The reference criteria for determining 18F-FDG PET/CT positivity used in the current study included at least two or more methods, among which BMB (part) was essential. BMB has long been considered the standard method for bone marrow staging. It is performed by unilateral or bilateral iliac crest annular biopsy to confirm lymphoma BMI, where bilateral iliac crest biopsy reduces the missed diagnosis by 20% compared with unilateral iliac crest biopsy [6, 42]. However, BMB can only obtain effective information in a limited area, and the false-negative rate is still high even after bilateral iliac crest biopsy [11, 26, 27]. In their study on 18F-FDG PET/CT detection of lymphoma BMI in children, Hassan et al.[13] reported that PET/CT scan revealed that 44% of the patients had HL focal BMI, which was not found in iliac crest biopsy. Another study, involving 34 HL and 23 NHL, also showed a high false-negative rate of 46% for pediatric lymphoma BMI detected by BMB [23]. Furthermore, several studies [11, 12, 24, 26, 27] have reported on BMB having lower sensitivity (62.5%, 32%, 56%, 38%, 53.1%, respectively) compared to PET/CT in the diagnosis of pediatric lymphoma BMI. In addition to a high false-negative rate or lower sensitivity, the use of BMB may present an ethical issue, as some pediatric patients cannot tolerate the pain it causes, which has been reported by a number of studies [11,12,13, 26,27,28].

One of the major limitations of this study is that the reference criteria used to determine lymphoma BMI were only partially determined by BMB. In addition to BMB, all studies used different reference criteria, such as MRI, CT, radionuclide bone imaging, and post-chemotherapy follow-up, thus potentially increasing the significant risk of differential validation bias among all included patients. Nevertheless, any further study using only the biopsy to obtain histopathological results as a reference standard is not feasible in clinical practice and would not be ethically justified in determining the lymphoma BMI. Another limitation is that some of the studies included patients with Hodgkin's disease, non-Hodgkin's lymphoma, or a mixture of the two. Meanwhile, reported studies of lymphoma BMI were all based on analysis of per-patient; thus, further studies on lymphoma BMI based on each pathological type or per-lesion are warranted. Besides, the high heterogeneity among studies included in the meta-analysis also affected the general practicability of the results.

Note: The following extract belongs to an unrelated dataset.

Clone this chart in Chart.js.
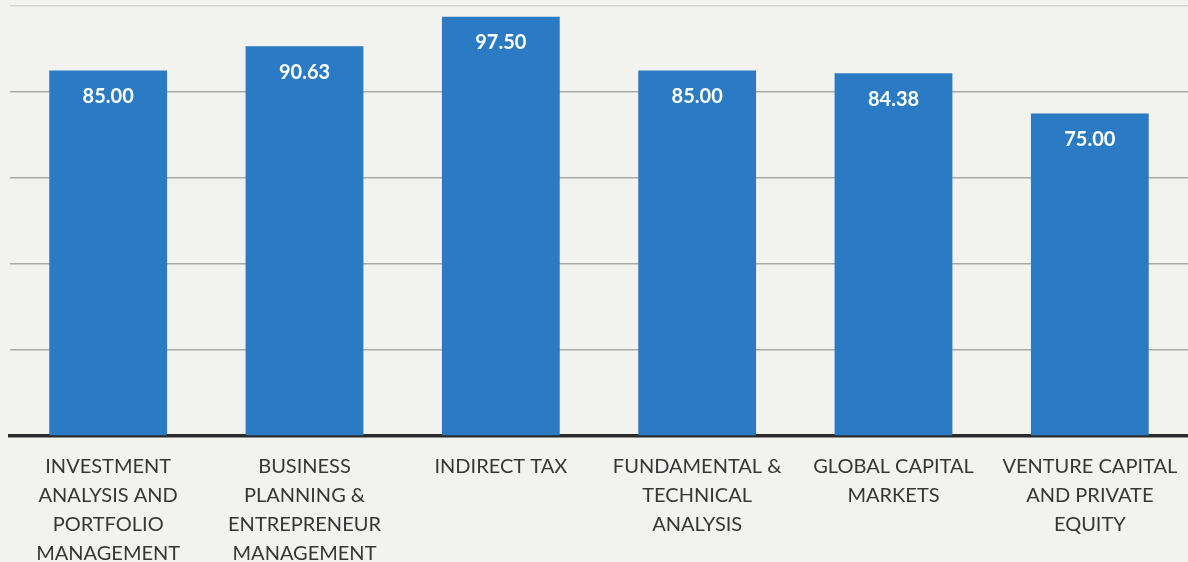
<!DOCTYPE html>
<html>
<head>
<meta charset="utf-8">
<script src="https://cdn.jsdelivr.net/npm/chart.js@4"></script>
<style>
    html, body { margin: 0; padding: 0; background: #f2f2ef; overflow: hidden; }
    #wrap { width: 1188px; height: 562px; }
</style>
</head>
<body>
<div id="wrap"><canvas id="myChart" width="1188" height="562"></canvas></div>
<script>
const labels = [
    ['INVESTMENT', 'ANALYSIS AND', 'PORTFOLIO', 'MANAGEMENT'],
    ['BUSINESS', 'PLANNING &', 'ENTREPRENEUR', 'MANAGEMENT'],
    ['INDIRECT TAX'],
    ['FUNDAMENTAL &', 'TECHNICAL', 'ANALYSIS'],
    ['GLOBAL CAPITAL', 'MARKETS'],
    ['VENTURE CAPITAL', 'AND PRIVATE', 'EQUITY'],
];
const scores = [85.00, 90.63, 97.50, 85.00, 84.38, 75.00];
const yTicks = [0, 20, 40, 60, 80, 100];

// white value text just under the top of each bar
const valueLabels = {
    id: 'valueLabels',
    afterDatasetsDraw(chart) {
        const ctx = chart.ctx;
        const meta = chart.getDatasetMeta(0);
        ctx.save();
        ctx.fillStyle = '#ffffff';
        ctx.font = 'bold 20px Lato';
        ctx.textAlign = 'center';
        ctx.textBaseline = 'middle';
        meta.data.forEach((bar, i) => {
            ctx.fillText(scores[i].toFixed(2), bar.x, bar.y + 26);
        });
        ctx.restore();
    }
};

let dataChart = {
    labels: labels,
    datasets: [{
        data: scores,
        backgroundColor: '#2a7bc4',
        borderWidth: 0,
        barPercentage: 0.6,
        categoryPercentage: 1,
    }]
};

const config = {
    type: 'bar',
    data: dataChart,
    options: {
        responsive: false,
        animation: false,
        layout: { padding: { top: 6, right: 0 } },
        plugins: {
            legend: { display: false },
            tooltip: { enabled: false },
        },
        scales: {
            x: {
                grid: { display: false, drawTicks: false },
                border: { display: true, color: '#2a2a2a', width: 3.5 },
                ticks: {
                    color: '#363636',
                    font: { family: 'Lato', size: 20, lineHeight: 1.45 },
                    padding: 16,
                    maxRotation: 0,
                    autoSkip: false,
                },
                afterFit(scale) {
                    scale.height = 126;
                    scale.paddingLeft = 0;
                    scale.paddingRight = 0;
                }
            },
            y: {
                min: 0,
                max: 100,
                afterBuildTicks(scale) { scale.ticks = yTicks.map(v => ({ value: v })); },
                grid: {
                    color: ctx => ctx.tick && ctx.tick.value === 100 ? '#d6d6d3' : '#a8a8a6',
                    lineWidth: 1.5,
                    drawTicks: false
                },
                border: { display: false },
                ticks: { display: false },
                afterFit(scale) { scale.width = 10; }
            }
        }
    },
    plugins: [valueLabels]
};

const myChart = new Chart(
    document.getElementById('myChart'),
    config
);
</script>
</body>
</html>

However, the current meta-analysis remains reliable in demonstrating the important role of 18F-FDG PET/CT imaging in the diagnosis of lymphoma BMI.

Conclusion

18F-FDG PET/CT imaging showed superior diagnostic performance in detecting lymphoma BMI, with sensitivity and specificity up to 95%. Although there was heterogeneity between studies included in this systematic review and meta-analysis, our results suggest that 18F-FDG-PET/CT may be an appropriate alternative to BMB in evaluating lymphoma BMI in newly diagnosed and previously treated pediatric lymphoma patients.